The key is knowing that a winning deal is not just about price. In Miami, the best condo or multifamily investment is the one where rent, reserves, insurance, financing, and building condition all work together.
If you want local guidance as you compare neighborhoods, review property types, or pressure-test a deal, Roberto Azua and the Azua Nardon Team bring a relationship-first approach and deep Miami market experience to help you move with clarity.
FAQs
What should you review before buying a Miami condo as an investment?
- You should review the association’s budget, financial statements, reserve study, bylaws, rules, milestone inspection summary if applicable, insurance profile, and any history of special assessments.
How do HOA dues affect a Miami condo investment deal?
- HOA dues directly reduce your rental margin, so if dues take too much of the gross rent before taxes, insurance, vacancy, repairs, and debt service, the deal may not cash flow well.
Are older Miami condos always bad investments?

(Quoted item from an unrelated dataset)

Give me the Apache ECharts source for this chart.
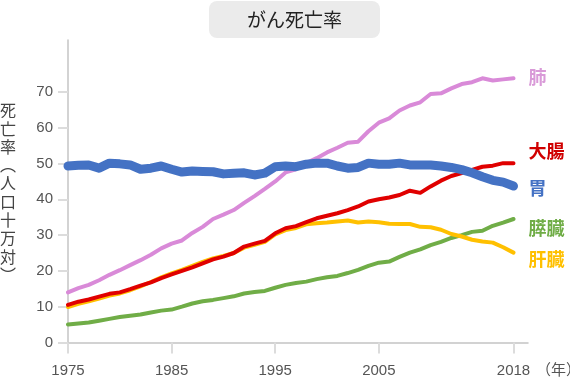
<!DOCTYPE html>
<html>
<head>
<meta charset="utf-8">
<script src="https://cdn.jsdelivr.net/npm/echarts@6/dist/echarts.min.js"></script>
<style>html,body{margin:0;padding:0;background:#fff}#c{width:570px;height:380px}</style>
</head>
<body>
<div id="c"></div>
<script>
var years = [1975,1976,1977,1978,1979,1980,1981,1982,1983,1984,1985,1986,1987,1988,1989,1990,1991,1992,1993,1994,1995,1996,1997,1998,1999,2000,2001,2002,2003,2004,2005,2006,2007,2008,2009,2010,2011,2012,2013,2014,2015,2016,2017,2018];
var xTicks = [1975,1985,1995,2005,2018];
var yTicks = [0,10,20,30,40,50,60,70];
var lung = [14.0,15.2,16.1,17.4,18.9,20.2,21.6,23.0,24.5,26.3,27.6,28.5,30.6,32.3,34.5,35.7,37.0,39.0,40.9,42.9,45.0,47.5,48.4,50.1,51.5,53.1,54.4,55.8,56.1,59.0,61.4,62.6,64.8,66.2,67.1,69.4,69.6,71.0,72.2,72.7,73.8,73.2,73.5,73.8];
var colon = [10.5,11.4,12.0,12.8,13.6,14.0,14.9,15.9,16.8,18.0,19.0,20.0,21.0,22.1,23.2,24.0,25.0,26.8,27.6,28.4,30.5,31.9,32.5,33.6,34.7,35.4,36.1,37.0,38.0,39.4,40.0,40.5,41.2,42.4,41.8,43.6,45.2,46.5,47.3,48.2,49.1,49.4,50.1,50.1];
var stomach = [49.3,49.5,49.6,48.7,50.1,49.9,49.6,48.4,48.7,49.3,48.4,47.6,47.9,47.8,47.7,47.1,47.3,47.4,46.8,47.3,49.1,49.3,49.1,49.8,50.1,50.1,49.3,48.7,48.9,50.1,49.8,49.8,50.1,49.6,49.6,49.6,49.3,48.9,48.3,47.4,46.3,45.3,44.8,43.7];
var pancreas = [5.0,5.3,5.6,6.1,6.6,7.1,7.5,7.8,8.4,8.9,9.2,10.0,10.9,11.5,11.9,12.4,12.9,13.7,14.1,14.4,15.3,16.1,16.6,17.0,17.7,18.2,18.6,19.4,20.3,21.4,22.3,22.6,23.9,25.1,26.0,27.2,28.1,29.2,30.0,30.9,31.2,32.6,33.5,34.5];
var liver = [9.9,10.8,11.5,12.3,13.1,13.7,14.6,15.7,16.9,18.2,19.3,20.3,21.4,22.5,23.5,24.2,25.0,26.5,27.3,28.1,30.2,31.4,32.0,33.0,33.3,33.5,33.8,34.1,33.5,33.8,33.6,33.2,33.1,33.1,32.3,32.2,31.5,30.3,29.6,28.7,28.2,27.9,26.6,25.1];
var names = {lung:'肺', colon:'大腸', stomach:'胃', pancreas:'膵臓', liver:'肝臓'};

function pairs(arr){ return years.map(function(y,i){ return [y, arr[i]]; }); }
var FONT = "'Liberation Sans', 'Noto Sans CJK JP', sans-serif";
var CJK = "'Noto Sans CJK JP', sans-serif";
function mk(name, arr, color, labelColor, width, dy){
  return {
    type:'line', name:name, data:pairs(arr), showSymbol:false, silent:true,
    lineStyle:{color:color, width:width, cap:'round', join:'round'},
    itemStyle:{color:color},
    endLabel:{show:true, formatter:'{a}', distance:15, offset:[0,dy], color:labelColor,
      fontSize:18, fontWeight:'bold', fontFamily:CJK}
  };
}
var chart = echarts.init(document.getElementById('c'), null, {renderer:'canvas'});
chart.setOption({
  animation:false,
  textStyle:{fontFamily:FONT},
  title:{text:'がん死亡率', left:209, top:1, backgroundColor:'#ebebeb', borderRadius:8,
    padding:[9,38,9,38], textStyle:{fontSize:19, fontWeight:'normal', color:'#222', fontFamily:CJK}},
  grid:{left:68, right:42, top:40, bottom:35, outerBoundsMode:'none'},
  xAxis:{type:'value', min:1975, max:2019.4,
    name:'（年）', nameLocation:'end', nameGap:1,
    nameTextStyle:{color:'#555', fontSize:15, fontFamily:CJK, verticalAlign:'top', padding:[19,0,0,0]},
    axisLine:{lineStyle:{color:'#c4c4c4', width:1.5}},
    axisTick:{show:true, length:11, customValues:xTicks, lineStyle:{color:'#dcdcdc', width:2}},
    axisLabel:{customValues:xTicks, color:'#555', fontSize:15, margin:18, formatter:function(v){return String(Math.round(v));}},
    splitLine:{show:false}},
  yAxis:{type:'value', min:-0.7, max:84.5,
    name:'死\n亡\n率\n︵\n人\n口\n十\n万\n対\n︶', nameLocation:'middle', nameRotate:0, nameGap:60,
    nameTextStyle:{color:'#444', fontSize:16, lineHeight:18.3, fontFamily:CJK, align:'center', padding:[0,0,10,0]},
    axisLine:{show:true, lineStyle:{color:'#c4c4c4', width:1.5}},
    axisTick:{show:true, length:10, customValues:yTicks, lineStyle:{color:'#dcdcdc', width:2}},
    axisLabel:{customValues:yTicks, color:'#555', fontSize:15, margin:15},
    splitLine:{show:false}},
  series:[
    mk(names.pancreas, pancreas, '#70ad47', '#70ad47', 4, 9),
    mk(names.liver, liver, '#ffc000', '#ffc000', 4, 7),
    mk(names.colon, colon, '#e00000', '#d00000', 4, -12),
    mk(names.lung, lung, '#d98ad8', '#d99ad8', 4, -1),
    mk(names.stomach, stomach, '#4472c4', '#4472c4', 9, 2)
  ]
});
</script>
</body>
</html>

- No. Older condos are not automatically bad deals, but they usually require closer review of reserves, repairs, rent potential, and financing risk.
How is a Miami duplex or fourplex different from a condo investment?
- A small multifamily property is usually underwritten based on leases, market rent, condition, and operating expenses, without the same association-level reserve and milestone compliance issues common in condos.
What rent numbers should you use when evaluating Miami investment property?
- You should use realistic rent comps for the specific submarket, property type, building age, and unit size rather than relying on one countywide average.
Is Miami still a good place to invest in condos and multifamily property?
- Miami can still offer strong opportunities, but the best deals usually come from careful building-level and property-level underwriting rather than broad market assumptions alone.